DevOpsDays Kerala

Kueue-ing Up Security for Multi-Tenant Cloud Infra at Scale
2024-09-28 , AI/SRE

Security is not a one-and-done task. It's important to maintain security consistently. There are a lot of open source tools out there to help with the security assessment of our infra but managing and orchestrating these tools at scale is a major pain point. Scheduling regular scans to maintain cloud security posture helps in achieving continous compliance.

Kubernetes is a scheduler and orchestrator at it's core and Kubernetes Jobs are a good way to help scheduling these security scans. However when you try to operate Kubernetes Jobs at scale by yourself, the limitations of this approach like overloading etcd, making api server slower, difficult to track the status of these jobs, random order of execution start popping up. We also realised that we were not able to control the usage and maximize the utilization of our cluster resources.

Enter Kueue – a k8s-native job scheduler specifically designed to address these challenges. Working seamlessly with the default Kubernetes scheduler, the job controller, and the cluster-autoscaler, Kueue provides a comprehensive batch system that helps us manage kubernetes jobs efficiently.

This session is going to dive deep into what are the challenges with native kubernetes jobs and job scheduler, how "kueue" helps with orchestrating jobs while solving these challenges and finally how Accuknox "kueue"s up security for multiple tenants at scale.


Batch processing on Kubernetes comes with many challenges - from flaky pod semantics to unique scheduling constraints to scalability concerns. Despite these challenges, hundreds of thousands of batch jobs are run on our Kuberenetes clusters daily in Accuknox. In this talk, we will dive into why we adopted Kubernetes for batch processing, its benefits, and how we were able to do so on a large scale.

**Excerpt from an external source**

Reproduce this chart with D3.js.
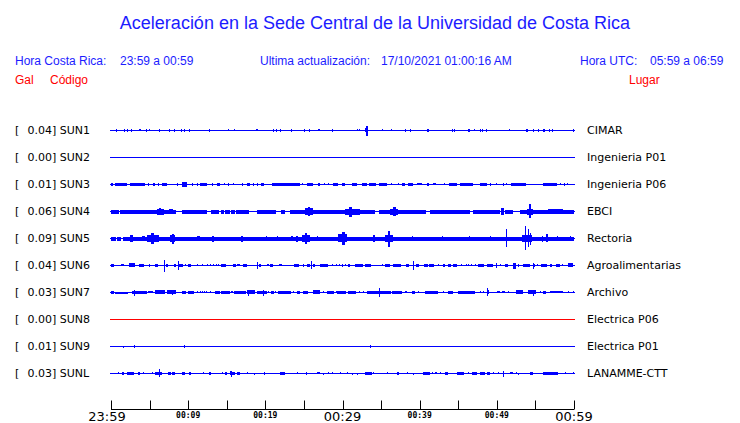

Batch Processing has been actively been talked about in AI/ML scenarios, due to need of processing large sets of data for training and inferencing purposes. But with highly dynamic nature of workloads in this era, the security metadata generated in large and there's a need to understand how this can handled efficiently. Lots of design considerations need to go into this to maximise resource utilisation and handle multi tenancy securely and efficiently. This session is from an end user perspective of Accuknox of implementing Kueue based Job Management and talks in details about how we configure it for our usecase.

See also: Presentation

Barun likes hacking on low level stuff and fiddling around developer toolings. He currently is maintainer and leading the development efforts for KubeArmor, CNCF Sandbox project and works as a Software Engineer at Accuknox . He loves to speak at conferences talking about Open Source, Cloud Native and Security. He is a proud CNCF Ambassador. He has been associated and am actively mentoring with programs like Google Summer of Code and LFX Mentorship.

Website: https://barun.cc/
Past Talks: https://barun.cc/talks/
Github: https://github.com/daemon1024
LinkedIn: https://linkedin.com/in/barun-acharya/
Twitter: https://twitter.com/daemon1024/

Rudraksh is a generalist software engineer who likes digging into all things related to operating systems, networks and cloud. He has maintained a couple of open source projects in the CNCF landscape and currently maintains KubeArmor as a software engineer at AccuKnox. Other than computers, he likes to talk about music all kinds.